Seven layers of meaning From a one-line print to electrons moving in the silicon — every layer translates intent into something simpler. 1. High-level source print("hello, world") 2. AST (parser) Call(func='print', args=[Str('hello')]) 3. Bytecode (Python VM) LOAD_NAME · LOAD_CONST · CALL · POP_TOP 4. LLVM IR (intermediate) call i32 @puts(i8* @.str) 5. Assembly (architecture-specific) lea rdi, [rip+.LC0] · call puts 6. Machine code (bytes) 48 8D 3D 3E 0E 00 00 · E8 D9 FE FF FF 7. Micro-ops (inside the CPU) µop: load-eff-addr · µop: indirect-call YOU PARSER CPython CLANG LLVM-MC LINKER FRONT-END Every layer adds detail and removes ambiguity. By layer 7, "hello" is a sequence of voltage transitions.
Figure 27.1The translation stack. A short Python program descends through bytecode, IR, assembly, machine code, and finally micro-ops — each layer narrowing the gap between human intent and electron motion.

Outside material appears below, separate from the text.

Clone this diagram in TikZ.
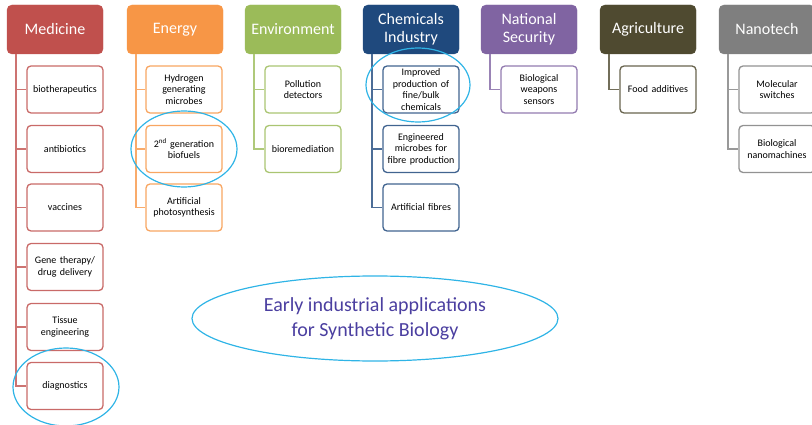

Retrieve before you continue

Three questions on what you just read

Q1 Factual What is LLVM IR, and which languages use it?
Q2 Conceptual Why do modern x86 CPUs decode instructions into micro-ops (µops), rather than executing the instruction set directly?
Q3 Synthetic What goes wrong if a language compiler skips the IR stage and compiles directly from AST to assembly — what specific optimizations become much harder or impossible?